CREATE CLUSTER posts;

To verify the cluster was created, use SHOW STATUS:

SHOW STATUS LIKE 'cluster%';

You can see the cluster information in the status fields. Now let's create a real-time table:

CREATE TABLE testrt (title text, content text, gid uint);

Insert some data into the table:

INSERT INTO testrt VALUES(1,'List of HP business laptops','Elitebook Probook',10);

SELECT * FROM testrt;

Now let's add the table to the cluster so it can be replicated:

ALTER CLUSTER posts ADD testrt;

Verify the table was added to the cluster:

SHOW STATUS LIKE 'cluster_posts_indexes';

Important: Once a table is part of a cluster, all write statements (INSERT, REPLACE, DELETE, TRUNCATE, UPDATE) must use the cluster_name:table_name format. This ensures changes are propagated to all replicas.

Let's try inserting without the cluster prefix:

INSERT INTO testrt VALUES(2,'List of Dell business laptops','Latitude Precision Vostro',10);

We get an error — Manticore rejects writes to a clustered table without the cluster prefix. The correct way is to prepend the cluster name:

INSERT INTO posts:testrt VALUES(2,'List of Dell business laptops','Latitude Precision Vostro',10);

SELECT * FROM testrt;

Joining a node to the cluster

Let's switch to the second node:

exit;

mysql -P 9307 -h0

This node is not in our cluster yet, so it doesn't have the test table:

SELECT * FROM testrt;

To join an existing cluster, use JOIN CLUSTER with the cluster name and the address of any node already in the cluster:

JOIN CLUSTER posts AT '127.0.0.1:9312';

The JOIN CLUSTER command works synchronously and completes as soon as the node receives all data from the cluster.

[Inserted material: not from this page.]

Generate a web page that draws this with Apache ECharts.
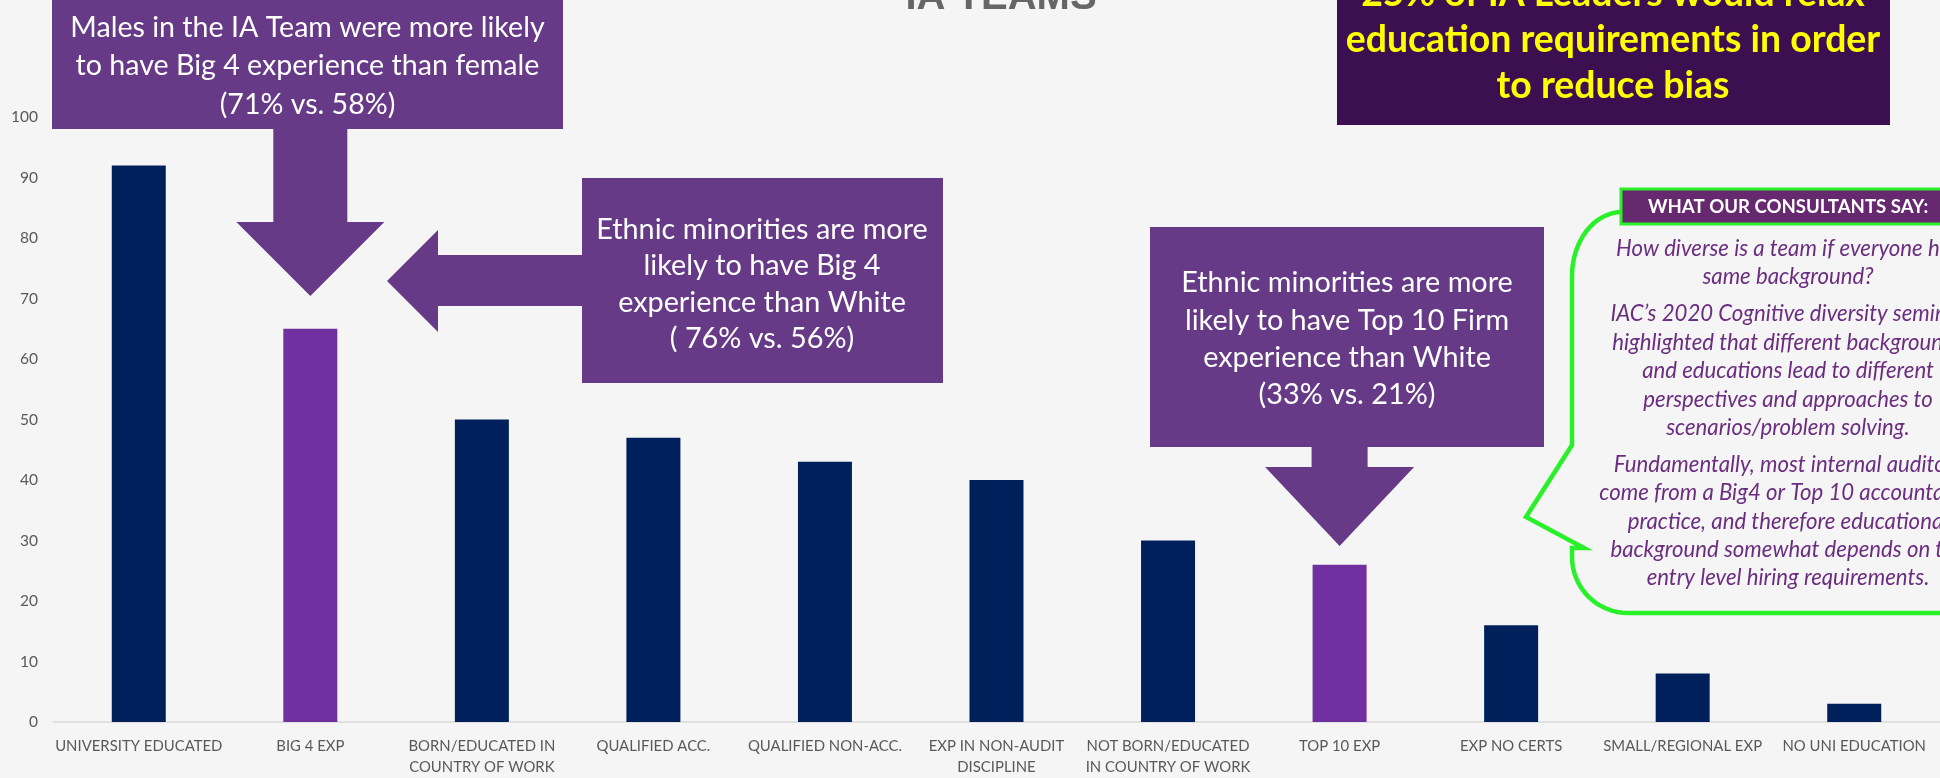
<!DOCTYPE html>
<html>
<head>
<meta charset="utf-8">
<script src="https://cdn.jsdelivr.net/npm/echarts@6/dist/echarts.min.js"></script>
<style>
  html, body { margin: 0; padding: 0; background: #f5f5f5; }
  #chart { width: 1940px; height: 778px; }
</style>
</head>
<body>
<div id="chart"></div>
<script>
// Background categories and share of IA team members (%)
const categories = [
  'UNIVERSITY EDUCATED',
  'BIG 4 EXP',
  'BORN/EDUCATED IN\nCOUNTRY OF WORK',
  'QUALIFIED ACC.',
  'QUALIFIED NON-ACC.',
  'EXP IN NON-AUDIT\nDISCIPLINE',
  'NOT BORN/EDUCATED\nIN COUNTRY OF WORK',
  'TOP 10 EXP',
  'EXP NO CERTS',
  'SMALL/REGIONAL EXP',
  'NO UNI EDUCATION'
];
const shares = [92, 65, 50, 47, 43, 40, 30, 26, 16, 8, 3];
const highlighted = ['BIG 4 EXP', 'TOP 10 EXP'];

const yMin = 0, yMax = 100, yStep = 10;

const titleText = 'IA TEAMS';
const leaderNote = ['25% of IA Leaders would relax', 'education requirements in order', 'to reduce bias'];
const genderNote = ['Males in the IA Team were more likely', 'to have Big 4 experience than female', '(71% vs. 58%)'];
const ethnicBig4Note = ['Ethnic minorities are more', 'likely to have Big 4', 'experience than White', '( 76% vs. 56%)'];
const ethnicTop10Note = ['Ethnic minorities are more', 'likely to have Top 10 Firm', 'experience than White', '(33% vs. 21%)'];
const consultantsHeader = 'WHAT OUR CONSULTANTS SAY:';
const consultantsQuote = [
  ['How diverse is a team if everyone has', 'same background?'],
  ['IAC\u2019s 2020 Cognitive diversity seminar', 'highlighted that different backgrounds', 'and educations lead to different', 'perspectives and approaches to', 'scenarios/problem solving.'],
  ['Fundamentally, most internal auditors', 'come from a Big4 or Top 10 accountancy', 'practice, and therefore educational', 'background somewhat depends on the', 'entry level hiring requirements.']
];

// Colours
const NAVY = '#00205b';
const PURPLE = '#7030a0';
const CALLOUT = '#663a86';
const DARK = '#3c1050';
const HEADER = '#66296f';
const GREEN = '#29f029';
const GREY = '#595959';
const QUOTE = '#6b2d80';

// Font size that makes a string span a given width
const measure = document.createElement('canvas').getContext('2d');
function fitSize(text, font, width) {
  measure.font = font.replace('{s}', '100px');
  return Math.round(1000 * width / measure.measureText(text).width) / 10;
}
const SANS = 'Lato';

const chart = echarts.init(document.getElementById('chart'), null, { renderer: 'canvas' });

const axisSize = fitSize('UNIVERSITY EDUCATED', `400 {s} ${SANS}`, 167);

chart.setOption({
  backgroundColor: '#f5f5f5',
  animation: false,
  grid: { left: 53, right: 0, top: 117, bottom: 56, containLabel: false },
  xAxis: {
    type: 'category',
    data: categories,
    axisLine: { show: true, lineStyle: { color: '#d9d9d9', width: 1.5 } },
    axisTick: { show: false },
    axisLabel: {
      interval: 0, color: GREY, fontFamily: SANS, fontSize: axisSize,
      lineHeight: 21, margin: 14
    },
    splitLine: { show: false }
  },
  yAxis: {
    type: 'value', min: yMin, max: yMax, interval: yStep,
    axisLine: { show: false }, axisTick: { show: false },
    splitLine: { show: false },
    axisLabel: { color: GREY, fontFamily: SANS, fontSize: 15.5, margin: 15 }
  },
  series: [{
    type: 'bar',
    barWidth: 54,
    data: shares.map((v, i) => ({
      value: v,
      itemStyle: { color: highlighted.includes(categories[i]) ? PURPLE : NAVY }
    }))
  }]
});

// Annotations attached to the bars they refer to
const barX = name => chart.convertToPixel({ xAxisIndex: 0 }, name);
const big4X = barX('BIG 4 EXP');
const top10X = barX('TOP 10 EXP');

const calloutSize = fitSize(genderNote[0], `400 {s} ${SANS}`, 474);
const ethnicSize = fitSize(ethnicBig4Note[0], `400 {s} ${SANS}`, 332);
const leaderSize = fitSize(leaderNote[1], `700 {s} ${SANS}`, 534);
const headerSize = fitSize(consultantsHeader, `700 {s} ${SANS}`, 281);
const quoteSize = fitSize(consultantsQuote[2][4], `italic 400 {s} ${SANS}`, 283);
const titleSize = fitSize(titleText, `700 {s} Liberation Sans`, 191);

function downArrow(cx, yTop, yNeck, yTip, shaftHalf, headHalf) {
  return [[cx - shaftHalf, yTop], [cx + shaftHalf, yTop], [cx + shaftHalf, yNeck], [cx + headHalf, yNeck],
          [cx, yTip], [cx - headHalf, yNeck], [cx - shaftHalf, yNeck]];
}

function textBlock(lines, x, y, size, opts) {
  return {
    type: 'text', z: 120, x: x, y: y,
    style: Object.assign({
      text: lines.join('\n'), fill: '#ffffff', font: `400 ${size}px ${SANS}`,
      align: 'center', verticalAlign: 'middle'
    }, opts || {})
  };
}

// Quarter-ellipse corner from angle a0 to a1 around (cx, cy)
function corner(cx, cy, rx, ry, a0, a1) {
  const pts = [];
  for (let k = 0; k <= 16; k++) {
    const a = a0 + (a1 - a0) * k / 16;
    pts.push([cx + rx * Math.cos(a), cy + ry * Math.sin(a)]);
  }
  return pts;
}

// Speech bubble outline with its pointer on the left side
const L = 1572, T = 212, R = 1995, B = 613;
const bubblePts = [].concat(
  corner(L + 50, T + 64, 50, 64, Math.PI, 1.5 * Math.PI),
  [[R, T], [R, B]],
  corner(L + 56, B - 56, 56, 56, 0.5 * Math.PI, Math.PI),
  [[L, 548], [1584, 548], [1526, 517], [L, 445]]
);

const elements = [
  // cut-off title
  { type: 'text', z: 120, x: 1001, y: 18, style: {
      text: titleText, fill: '#666666', font: `700 ${titleSize}px "Liberation Sans"`,
      align: 'center', verticalAlign: 'bottom' } },

  // leaders box
  { type: 'rect', z: 110, shape: { x: 1337, y: -2, width: 553, height: 127 }, style: { fill: DARK } },
  textBlock(leaderNote, 1613, 39.6, leaderSize, { fill: '#ffff00', font: `700 ${leaderSize}px ${SANS}`, lineHeight: 46 }),

  // gender callout
  { type: 'rect', z: 110, shape: { x: 52, y: -2, width: 511, height: 131 }, style: { fill: CALLOUT } },
  { type: 'polygon', z: 110, shape: { points: downArrow(big4X, 128, 222, 296, 37, 74) }, style: { fill: CALLOUT } },
  textBlock(genderNote, 307.5, 66, calloutSize, { lineHeight: 38.5 }),

  // ethnic Big 4 callout
  { type: 'rect', z: 110, shape: { x: 582, y: 178, width: 361, height: 205 }, style: { fill: CALLOUT } },
  { type: 'polygon', z: 110, shape: { points: [[583, 255], [583, 306], [438, 306], [438, 332], [387, 281], [438, 230], [438, 255]] }, style: { fill: CALLOUT } },
  textBlock(ethnicBig4Note, 762, 284, ethnicSize, { lineHeight: 36.5 }),

  // ethnic Top 10 callout
  { type: 'rect', z: 110, shape: { x: 1150, y: 227, width: 394, height: 220 }, style: { fill: CALLOUT } },
  { type: 'polygon', z: 110, shape: { points: downArrow(top10X, 446, 467, 546, 28, 74.5) }, style: { fill: CALLOUT } },
  textBlock(ethnicTop10Note, 1347, 339, ethnicSize, { lineHeight: 37.3 }),

  // consultants speech bubble
  { type: 'polygon', z: 110, shape: { points: bubblePts },
    style: { fill: null, stroke: GREEN, lineWidth: 4.5, lineJoin: 'miter' } },
  { type: 'rect', z: 111, shape: { x: 1621, y: 189, width: 360, height: 35 },
    style: { fill: HEADER, stroke: GREEN, lineWidth: 3 } },
  { type: 'text', z: 120, x: 1648, y: 207, style: {
      text: consultantsHeader, fill: '#ffffff', font: `700 ${headerSize}px ${SANS}`,
      align: 'left', verticalAlign: 'middle' } },
  textBlock(consultantsQuote[0], 1788, 263, quoteSize, { fill: QUOTE, font: `italic 400 ${quoteSize}px ${SANS}`, lineHeight: 28.3 }),
  textBlock(consultantsQuote[1], 1788, 371, quoteSize, { fill: QUOTE, font: `italic 400 ${quoteSize}px ${SANS}`, lineHeight: 28.4 }),
  textBlock(consultantsQuote[2], 1788, 521.5, quoteSize, { fill: QUOTE, font: `italic 400 ${quoteSize}px ${SANS}`, lineHeight: 28.3 })
];

chart.setOption({ graphic: { elements: elements } });
</script>
</body>
</html>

Now let's check the replicated data:

SELECT * FROM testrt;

All data has been successfully replicated. Replication is multi-master, so writes to any node will be propagated to all other nodes. Let's insert from this node:

INSERT INTO posts:testrt VALUES(3,'List of Dell gaming laptops','Inspiron Alienware',20);

SELECT * FROM testrt;

Now switch back to our first node to verify replication:

exit;

mysql -P 9306 -h0

SELECT * FROM testrt;

The changes were replicated successfully. Let's also check the cluster status to see both nodes:

SHOW STATUS LIKE 'cluster_posts%';

The cluster_posts_nodes_view field shows all active nodes in the cluster.

Managing and removing cluster tables

You can update the node list across all cluster members using:

ALTER CLUSTER posts UPDATE nodes;

This ensures all nodes have an up-to-date list of cluster members, which is useful when nodes are added or removed.

Now let's remove our table from the cluster:

ALTER CLUSTER posts DROP testrt;

SHOW STATUS LIKE 'cluster_posts_indexes';

The table is no longer replicated. It has become a local non-replicated table:

INSERT INTO testrt VALUES(4,'Lenovo laptops list','Yoga IdeaPad',30);

No error about missing cluster prefix, confirming testrt is no longer in the cluster.

SELECT * FROM testrt;

Let's verify the changes were NOT replicated to the second node:

exit;

mysql -P 9307 -h0

SELECT * FROM testrt;

As expected, the insert was not replicated.

To remove a cluster completely, use DELETE CLUSTER:

DELETE CLUSTER posts;

SHOW STATUS LIKE 'cluster%';

The cluster is removed from all nodes, but tables remain intact as local non-replicated tables.

SELECT * FROM testrt;

Let's verify on the other node too:

exit;

mysql -P 9306 -h0

SHOW STATUS LIKE 'cluster%';

The cluster has been fully removed from both nodes.